QUAZ EXPRESS WITH AMY FABRY:
• Rank in order (favorite to least): The Chieftain, Sears, Curtis Granderson, Rye Grill and Bar, “Dance Moms,” Datsun 510, Dave Fleming, Ratt, Rocky III, apple Danish: The Rye Grill and Bar, Dave Fleming, The Chieftain, Apple Danish, Sears, Datsun 510, Rocky III, Ratt, Dance Moms, Curtis Granderson (I think he’s a New York Yankee? I’m an angry Met fan and Yankee hater)
• Celine Dion calls. She offers $50 million for you and the family to move to Las Vegas for a year. You have to work 360 days as her personal dog groomer. You also have to change your name to Corinne Lee and only eat pumpkin-related foods. You in?: Not a chance!
• Ever thought you were about to die in a plane crash? If so, what do you recall?: Never, but I am a nervous flyer now that I’m a parent so my worst fear when flying is not seeing my kids again.

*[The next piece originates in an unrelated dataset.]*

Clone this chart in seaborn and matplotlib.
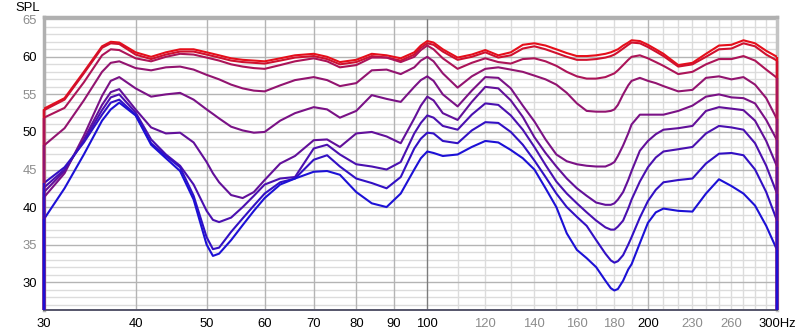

• How did you meet your husband?: The Rye Grill and Bar—he was the manager and I was a waitress. We were great friends—I fell first. It took him some time to feel the same way but he finally came around.
• Three memories from the Mahopac Senior Prom, please: Mitch Jacobs was my date. We took a party bus to the Jersey Shore afterwards. We saw Billy Joel in concert on our way home.
• If someone offered you the car of your choice in exchange for eating five maggots, would you?: No way! I love my car.
• Four must-eat offerings at your husband’s restaurant?: 4 Layer Dip, Crabcake sliders, Farfalle Pasta, Double Chocolate Cake.
• Was 1980s high school cheerleading a sport or an activity? Why?: LOL—it was totally an activity! Now it’s a sport! Once we graduated they really took it to the next level but we had so much fun!
• Five things you always have in your purse?: iPhone, sunglasses, Chapstick, baby wipes, gum.
• One of my children just farted very loudly. Should I laugh or be grossed out?: Always laugh! They’re kids.